自分のためだけに、何でもモノに手が届く小さな一室で、梅干しとお茶漬けをすする生活なんてしたくないと言う。
が、理想を追求すると、キリがない
「自分の時間がない」という愚痴をクリアーすることと、
大きな家に暮らし、威厳を保ち、自立した、張りのある生活を送ることを、両立するには、かなり困難をきたす。
どんな素晴らしい人であっても、そんなにうまい具合、自分の理想通りの生活なんて、できるはずがない。
現役の大国の大統領が、「平日の9時から5時までだけ、働きたい」と言っているようなもの。

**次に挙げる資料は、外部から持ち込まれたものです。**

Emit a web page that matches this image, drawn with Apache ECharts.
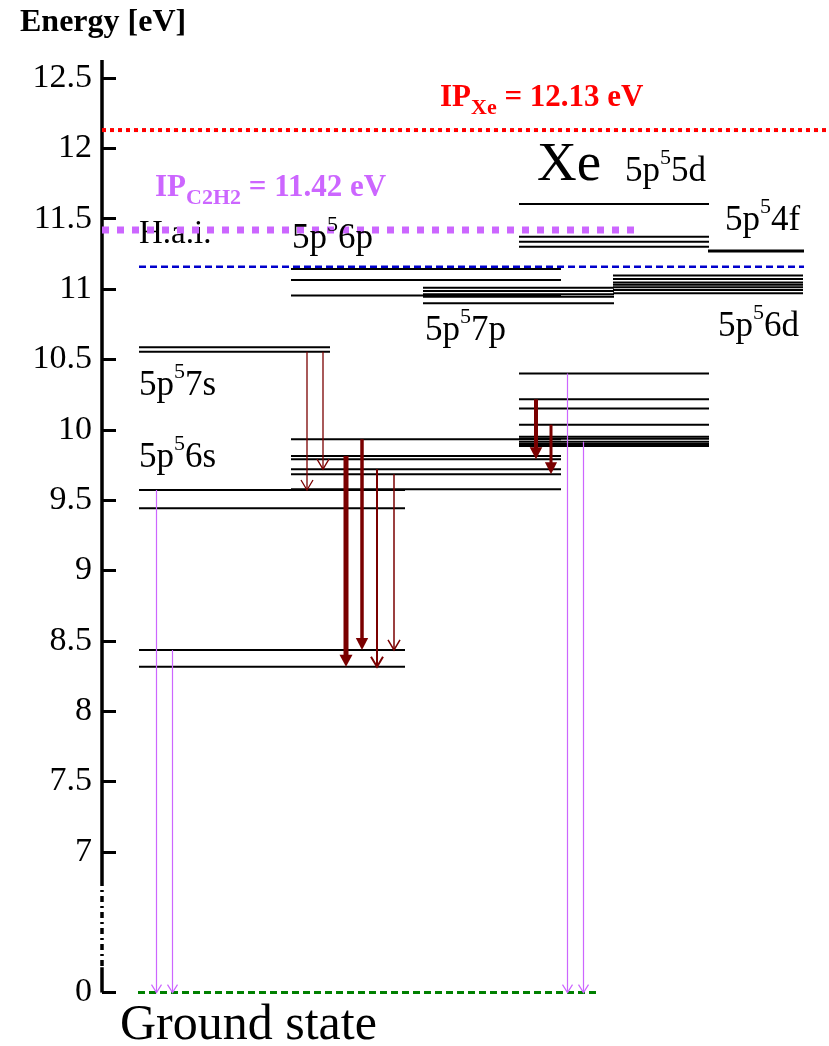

自分の要望を100%満たしてくれる、手足になってくれる、お気に入りの家事サポートの人に、
もっと痒いところに手が届くようにサポートしてもらいながら、
主(あるじ)の地位に留まりたい、ってことだろうけれど。
自分の力が尽きた時は、同時にトップの座から引きずり下ろされるのは、世の常。
義母が、好きなように頑張れるのも、健康な身体と、経済的な支えがあってこそ。
わたしたちは、感謝のかたちを取っているが、そして、実際に感謝しているが、
それは、なに不自由ないように経済的にバックアップしているから出来ること。
それでも、人間には、欲にはキリがなく、感謝の影に、「もっと、もっと」と、ちらりと不平の顔をのぞかせる。
欲は、生きる原動力
「若い人は、いいなぁ。羨ましいわ。
だって、まだまだこの先、長く生きられるから」
そう嘆く、義母。
いまの生活が、一日でも長く続くように願っているようだ。
それは、義母だけの願いではなく、家族全員の想いと合致する。
若い人にも自殺志望の鬱病が蔓延している今の世の中で、
義母には、生きる気力、やる気が、みなぎっている。
やっぱり、わたしには、かないません。
わたしは、へなちょこ世代なんでしょうか。